When at the door, I exhale again to initiate the stop. Then I turn to the horse and say, "I am going to slide this open, then ask you to step outside and face me so I can close the door. After that, you can graze."
Then I breathe, slide the door open, and ask the horse to step out and around so he faces me. I thank him, then say, "Give me a moment," slide the door, and then exhale again as I release the lead rope so the horse can bring the muzzle to the grass.
That is a conscious connection. I stayed aware of our situation and what needed to get done and prepared us both for the steps. Easy. And with ease.
Well, as you know, I didn't do this. Only did it in my do-over version.

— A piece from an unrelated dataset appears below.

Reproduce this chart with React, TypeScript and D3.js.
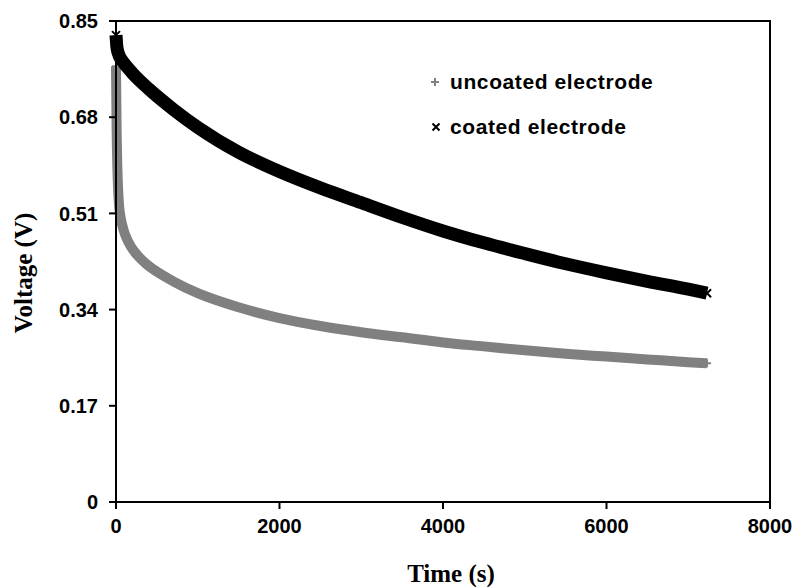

In reality, that herky-jerky moment made me aware of my lack of preparation. Yes.
It made me aware that our horses are tuned in to directions. They often like directions and follow them. But when none are provided, they take the lead.
From the horse's point of view, it feels a lot like on/off - on/off.
I am on and expect the horse's total attention, and then I am off, and the horse needs to figure out the next move on his own. Then I am back on with some new directions and again off after a few moments, and the horse is on his own again.
Wow …. that … exhale … is intense.
How do they put up with us?
How can we get better?
How can we become better partners?
By being conscious.
And that means present.
… wait …
I know that word is so overused it is falling apart at its seams.
But hear me out. Imagine you are present to be with the horse and also present enough to release the horse - conscious uncoupling - when you are about to take your attention away.
By releasing the horse consciously to the grass, you stay consciously connected.
OMG, that is actually genius. I think.
I will create a whole new reality here right now so we can feel what a conscious connection feels like.
Imagine you took a breath as you approached your horse's paddock, then said, 'Hello.'
Next, you ask your horse to put his nose into the halter, which he does. Then, you take a deep breath before you exit the paddock and begin your walk down the path to the barn.
You feel me here, right? You have been doing all the mindful things and are consciously connected, walking in sync down the path.
Then you see the barn manager ahead. And you have a question for her.
Staying connected, you say to your horse, "Ah, there is Sandy. I am gonna stop to chat with her, and you can eat grass."
And when you connect with Sandy, you consciously release your horse to eat grass. You already prepared him by telling him, and now you released him. No herky-jerky. Your connection is preserved. And you are still present. You are simply present with something or, in this case, someone else, Sandy.
I can promise you, when you consciously connect like this, you will consciously and automatically feel down the leadline into your horse while talking with Sandy. You will feel so much more connected to your horse because the connection is not broken.
And, when Sandy moseys on to do some chores, and you are ready to continue your walk, you turn to your horse and say, "OK, I am ready to get going. One more bite, and then please pick up your head." And then you give him a chance to take one more bite while you exhale, and on your inhale, you bring up your energy, and your horse's head comes up with ease, and you two march on.
Does that always happen? Maybe not.
Does that ease of interaction increase as you stay more consciously connected?
Everything I teach in my clinics and talks is about staying connected. Making decisions together.
Offer your horse three brushes and let him decide which one he wants you to start brushing him with. Take your dog to the pet shop, hold out two collars, and let him choose which one he wants to wear.
As conscious as I am and as conscious as I want to be, animals always reveal another layer of awareness. This horse today showed us when we are present and prepared, our connection with our horses grows exponentially.
And he also showed us it is OK for us to be present with something else but to announce that ... for clarity.
That way, there is much less herky-jerky.
And more easy-peasy.
OK, my friends, this episode wrote itself while I was speaking with you. Might be one worth listening to a few times to catch all the layers.